The figure has circulated in every steering committee for years: a large share of ERP programs miss the targets they originally promised — on budget, on time, or on realized value. With S/4HANA migrations the stakes are even higher, because the end of mainstream maintenance for legacy systems sets a hard deadline. And yet the outcome regularly surprises everyone — at go-live.
The green status that means nothing
Classic project reporting measures what is easy to measure: completed work packages, tested processes, training rates. All of it can show green while the real risks sit in the blind spot. The status report describes the plan — not the reality in the business units.
That's exactly where the gap opens. A process counts as "tested," but three departments already work around it. A training is "complete," but half the attendees still operate in the old logic. The reporting sees none of it.
Where the value actually leaks
The promised value of a transformation isn't created at cutover, but in the weeks after — when teams actually use the new standard process. If adoption collapses, so does the business case. And adoption is a human variable, not a technical one.
A rollout rarely fails on the technology. It fails because no one measures, in time, what people actually do.

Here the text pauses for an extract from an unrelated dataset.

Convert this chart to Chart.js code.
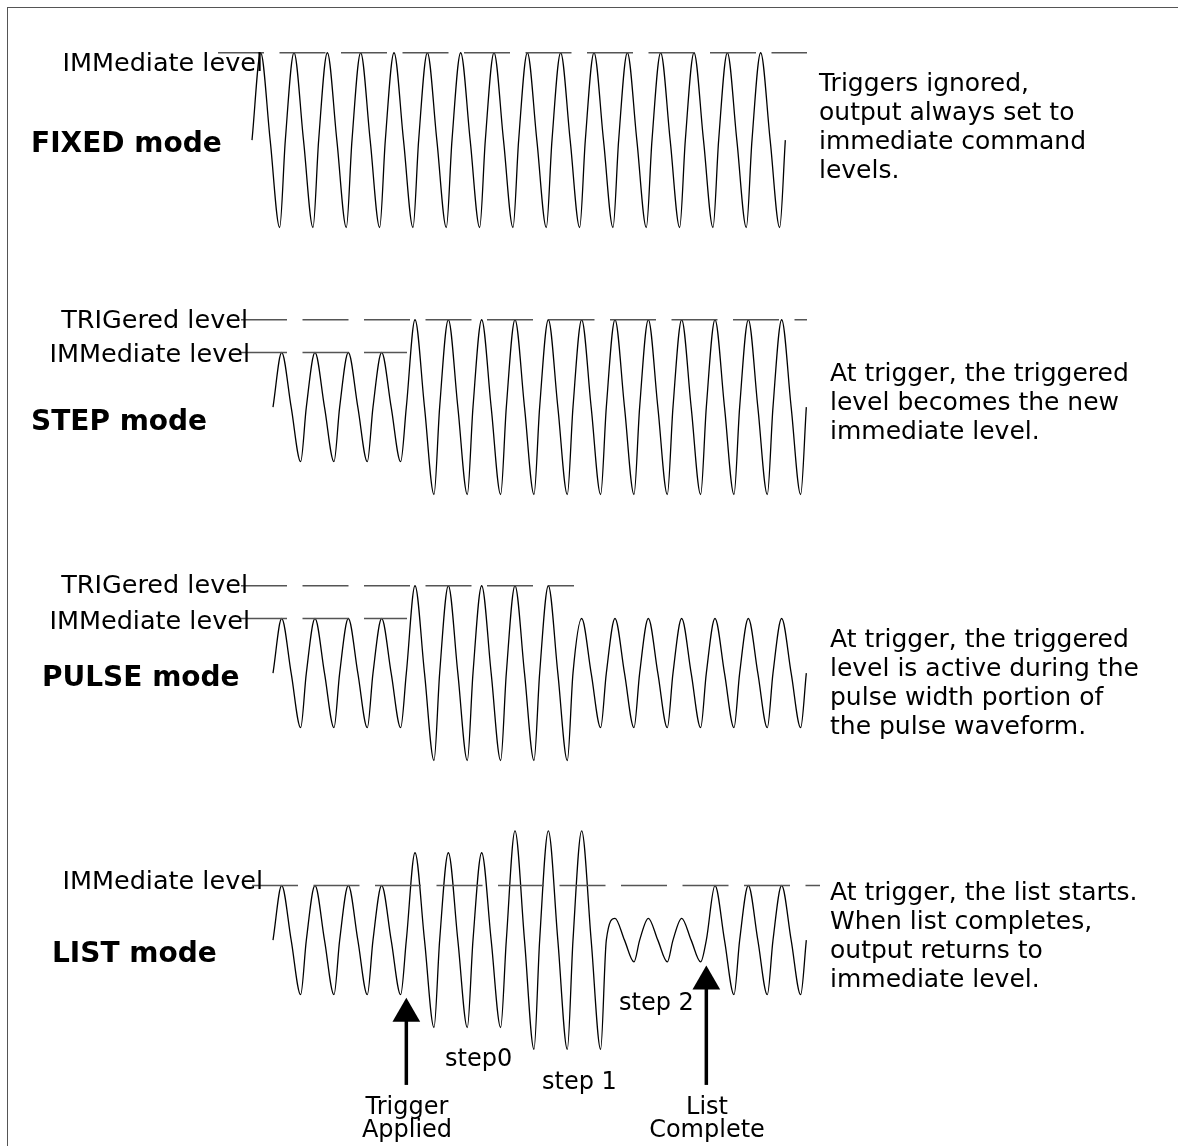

The five early-warning signals
Across hundreds of projects the same patterns appear — months before they surface in the quarterly report:
- Workaround drift: teams quietly build their own spreadsheets because the new process is slower than the old one.
- Key-user overload: four or five people carry half the load — and are the single biggest risk.
- Status–reality gap: official progress and what the front line experiences drift apart.
- Data distrust: users don't trust the migrated data and keep shadow records.
- Unit divergence: one site carries the rollout, another has long fallen behind — the average hides both.
Why dashboards don't show this
These signals live in the heads of the people who carry the rollout every day. They sit in no system, because no one asks for them systematically. One-off consultant interviews capture 20 to 30 voices after six weeks — too few, too late, too filtered.
What has to change
The good news: every one of these signals is measurable weeks or months before go-live. It doesn't take another consulting loop — just a look at the human side of the transformation, data-based, anonymous, and fast enough to feed the next steering meeting. Do that, and you walk into the decision with facts instead of a gut feeling that gets expensive at go-live.